Interfacial spin-orbit coupling driven enhancement of superconductivity by parallel magnetic field

TL;DR

This paper explains how interfacial spin-orbit coupling combined with a parallel magnetic field can enhance superconductivity and increase the critical temperature in thin films, challenging the conventional view of magnetic fields always suppressing superconductivity.

Contribution

It introduces a theoretical model showing that Rashba spin-orbit interaction and magnetic field can boost superconductivity, supported by calculations of critical temperature modifications.

Findings

Superconducting critical temperature can be enhanced by parallel magnetic field.

Interfacial spin-orbit interaction causes Lifshitz invariants affecting superconductivity.

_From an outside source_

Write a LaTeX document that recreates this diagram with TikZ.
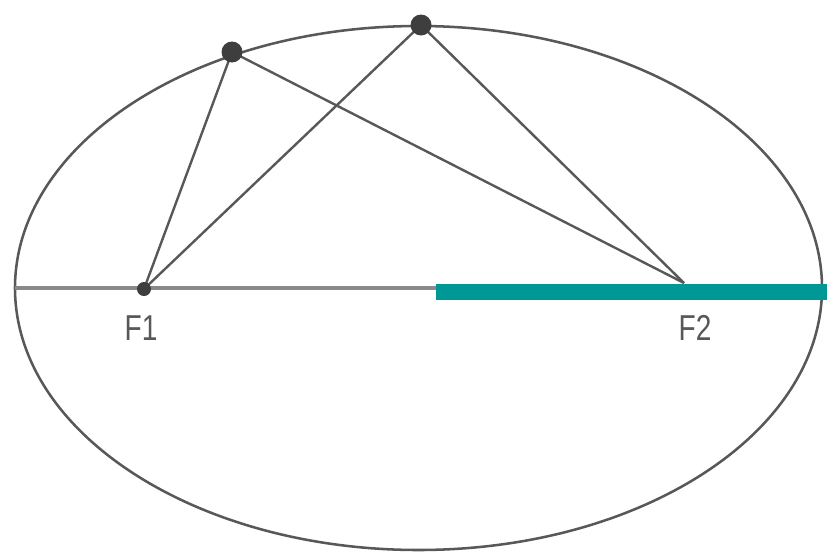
\documentclass[tikz,border=0pt]{standalone}
\usepackage{graphicx}
\usepackage{fontspec}
\setsansfont{Liberation Sans}
\usetikzlibrary{positioning,calc}
\definecolor{orbitgray}{RGB}{88,88,88}
\definecolor{axisgray}{RGB}{140,136,138}
\definecolor{tealbar}{RGB}{0,152,150}
\begin{document}
\begin{tikzpicture}[x=0.75pt,y=-0.75pt,
    orbit/.style={draw=orbitgray, line width=1.9pt},
    chord/.style={draw=orbitgray, line width=1.8pt},
    dot/.style={fill=orbitgray!70!black},
    flabel/.style={text=orbitgray, font=\sffamily\fontsize{27}{27}\selectfont, inner sep=0pt}]
    \useasboundingbox (0,0) rectangle (827,554);
    % ellipse and major axis
    \draw[orbit] (418.5,288) ellipse [x radius=403.5, y radius=262];
    \coordinate (left) at (15,288);
    \coordinate (mid) at (436,288);
    \coordinate (midt) at (436,292);
    \coordinate (right) at (827,292);
    \draw[axisgray, line width=3.2pt] (left) -- (mid);
    \draw[tealbar, line width=12pt] (midt) -- (right);
    % foci and points on the orbit
    \coordinate (F1) at (144,289);
    \coordinate (F2) at (684,283);
    \coordinate (P1) at (232,52);
    \coordinate (P2) at (421,25);
    \draw[chord] (F1) -- (P1) -- (F2);
    \draw[chord] (F1) -- (P2) -- (F2);
    \fill[dot] (F1) circle [radius=7];
    \fill[dot] (P1) circle [radius=10.5];
    \fill[dot] (P2) circle [radius=10.5];
    \node[flabel] (f1lab) at (141,328) {\scalebox{0.78}[1]{F1}};
    \node[flabel] (f2lab) at (695,328) {\scalebox{0.78}[1]{F2}};
\end{tikzpicture}
\end{document}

Modification of Little-Parks oscillations due to Rashba spin-orbit coupling.

Abstract

It is commonly believed that time reversal symmetry breaking perturbations such as magnetic field or scattering on magnetic impurities destruct superconductivity and suppress the critical temperature of the superconducting phase transition. However, in the recent experimental studies significant enhancement of superconducting critical temperature by parallel magnetic field was found for several thin superconducting systems [H.J. Gardner, et al., Nature Physics {\bf 7}, 895 (2011); T. Asaba, et al., Scientific Reports {\bf 8}, 1 (2018) ]. Here we present a possible explanation of the observed phenomenon showing that combination of interfacial spin-orbit interaction and external magnetic field can cause the increase of the superconducting critical temperature of thin superconducting film in wide range of magnetic fields. We use the Ginzburg-Landau formalism taking into account Lifshitz invariant originated from Rashba spin-orbit interaction, which is also responsible for the superconducting diode effect. We also calculate the modification of the Little-Parks oscillations of the critical temperature of hollow superconducting cylinder at the presence of Rashba interfacial spin-orbit interaction.